What is a Number?

What is a Number?

There is a philosophy of mathematics and a Science on the theory of Numbers that has discussed this question and de-constructed our notions of Number, and lain bare the deficiencies of our Understanding on this matter better than we can hope to do so here. We remind the Student however, that in Mathematics itself, even a thing so simple as Number is defined according to its scope and needs. Thus in Geometry, a number represents a Length or a Ratio or a Quantity. In Arithmetic, it is always an identity; in Calculus, the limit of a function. In mathematical and philosophic theory, every number is infinite in itself and contains within it the possibility for engendering all other Identities by combining with other Numbers. Even the transcendental numbers which cannot be expressed finitely, can be written down as the operation between two numbers to some degree.1 Thus ∏, though incomprehensible as a string of numbers, is simply the circumference of the Circle divided by its diameter and expressible as a simple ratio of two quantities. Though the result is mathematically, a fiction; we allow it into our calculations, for we witness Circles in Nature and know this ratio to exist in Reality, though it does not in our current Field of integral Number.2

For our purposes, we are not so much concerned with Number as we are with the subset of positive integers and their prime factorizations. There are a number of reasons for this:

  1. First, all Number (except the irrational numbers) can be expressed as the operation of one integer upon another; and
  2. Every integer can be expressed as a finite product of primes.3

We note that, regardless of what number is or how we may define it, we represent these identities through a series of glyphs, and that every integer is in itself a Glyph.
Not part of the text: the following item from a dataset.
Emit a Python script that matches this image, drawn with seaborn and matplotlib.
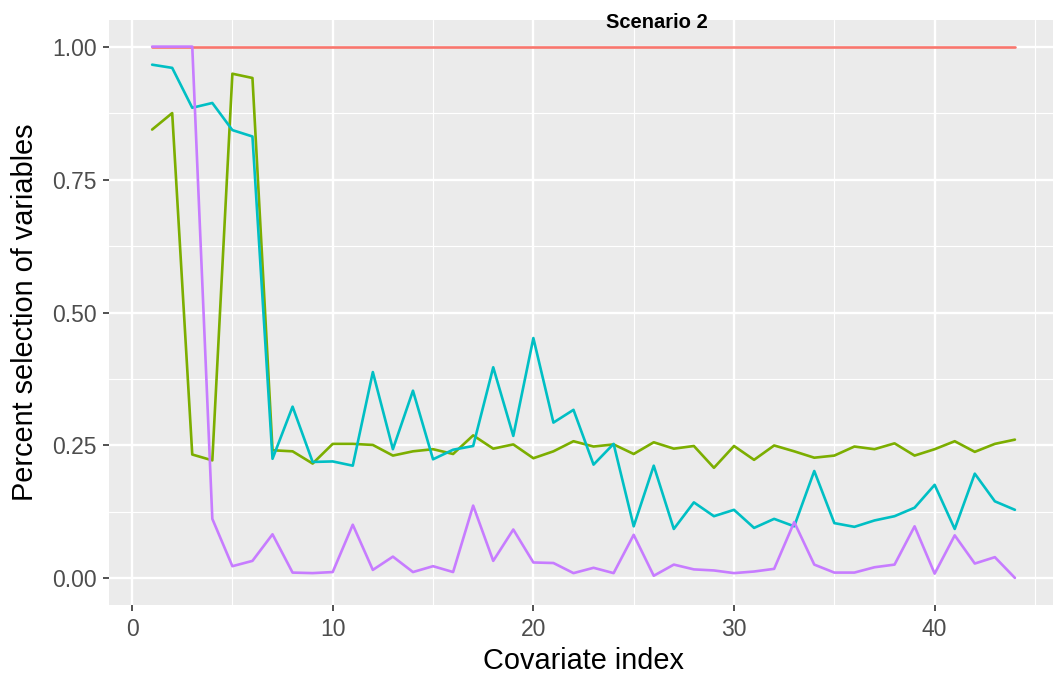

The set of glyphs is in fact the Arabic Numerals which we use here in the West, namely the set {0, 1, 2,..., 9}, consisting of 10 elements including the null element (0). Each of these elements is a glyph in itself, an irreducible identity which all other Integers are a composites of, both as mathematical expressions of quantities and as glyphs. Thus, though one-hundred twenty-three is a number in itself, as a glyph, we represent it as composite of three glyphs in precise sequence 1-2-3 or 123. This set of 10 glyphs {0, 1, . . . , 9} spans the integer space, is the basis for the modern decimal system and constitutes the Spheres of Manifestation in increasing degrees as exhibited in the Sephiras of the Tree of Life.

Before discussing the properties and definitions for the glyph set, we examine first its operation and modes of use.
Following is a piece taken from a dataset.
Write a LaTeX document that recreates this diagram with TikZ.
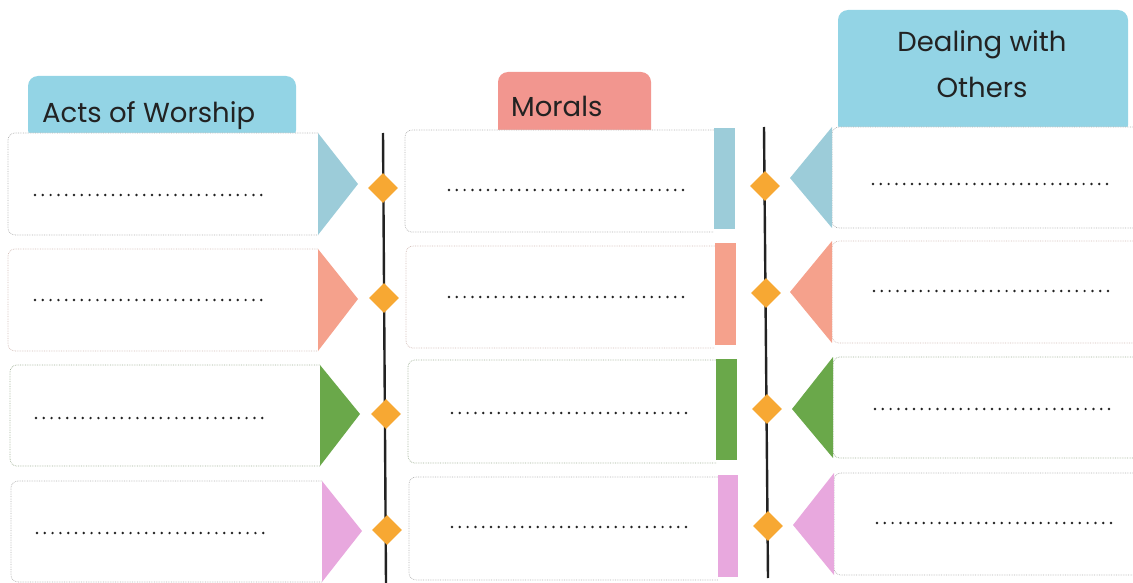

1 This is not the case with irrational numbers such as √2 and the transcendental numbers (pi, e, and i).

2 There are an infinite number of transcendental numbers like pi. We know of only very few however. The discovery of these numbers correspond to the revolution of the Aeons and are the single most important discoveries of our entire History. Without pi, the physical world as we have shaped with architectural structures and machinery would not be possible. Physics and the sciences as they relate to change on the field of time would not be possible without e or the exponential number; and modern electronics and physics would not be possible without the discovery of i. There are an infinite variety of such transcendental numbers, though it remains today extremely difficult to prove that a number transcendental.
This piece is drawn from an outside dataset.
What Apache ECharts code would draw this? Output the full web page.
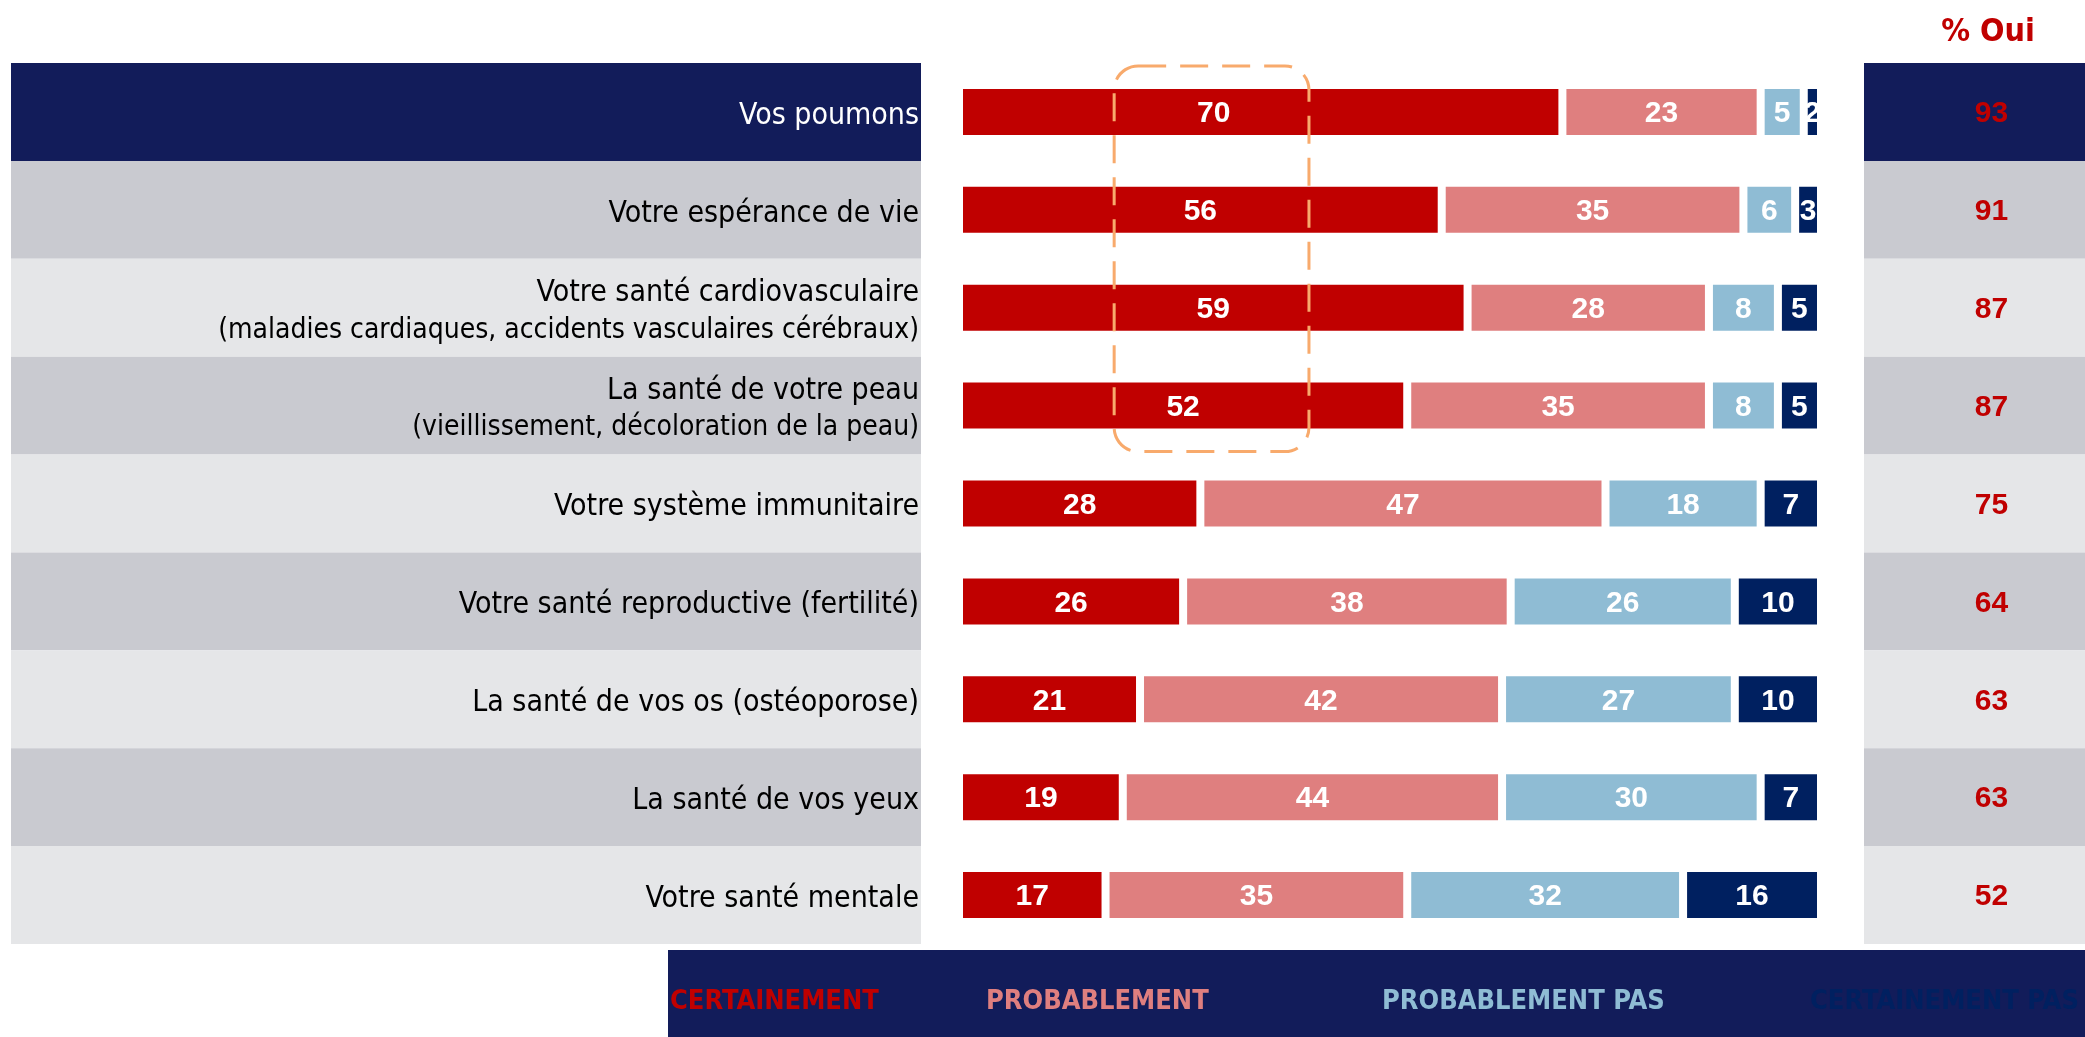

3 The proof is elementary: A number is either (a) prime or (b) composite.

(a) If it is prime, it’s only factors are itself and 1, both prime, and so QED.

(b) If it is not prime, then it is composite. We argue by contrapositive:

If not all numbers can be expressed as a finite product of primes then there exists a non-empty set S of all such numbers. We define:

Let S be the set of all number not expressible as a finite product of primes.

Furthermore, because the set S is non-empty, there exists at least one m such that m is an element of S. And of all the elements we can select the smallest element of S. (If S consists of one element only, we take this element as m). We define:

Let m be the least element in the set of S.

Now because m belongs to S, so it cannot be prime, otherwise it would be expressible as a product of 1 and itself, both primes. So m is composite. That is m = q x r, for some q, r. Now because, q and r divide m, they are both less than m (q, r < m). Because q and r are smaller than m, they cannot be in the set S, seeing as m is the least element (the smallest element) in S and there are no smaller numbers in it. Thus, q and r are both expressible as a finite product of primes, and r = r1 x r2 x... x rn and q=q1 x q2 x... x qs with pi and qi all prime, so that m= q x r = r1 x r2 x... x rn x q1 x q2 x... x qsall prime so that m itself is a finite product of primes, which contradicts our definition of m. Hence m cannot exist and the set S of all integers not expressible as a finite product of primes is empty. QED.

This argument actually constitutes the Euclidean proof for the prime factorization of integers. In fact, all modern cryptography and IT encryption algorithms depend upon this simple result.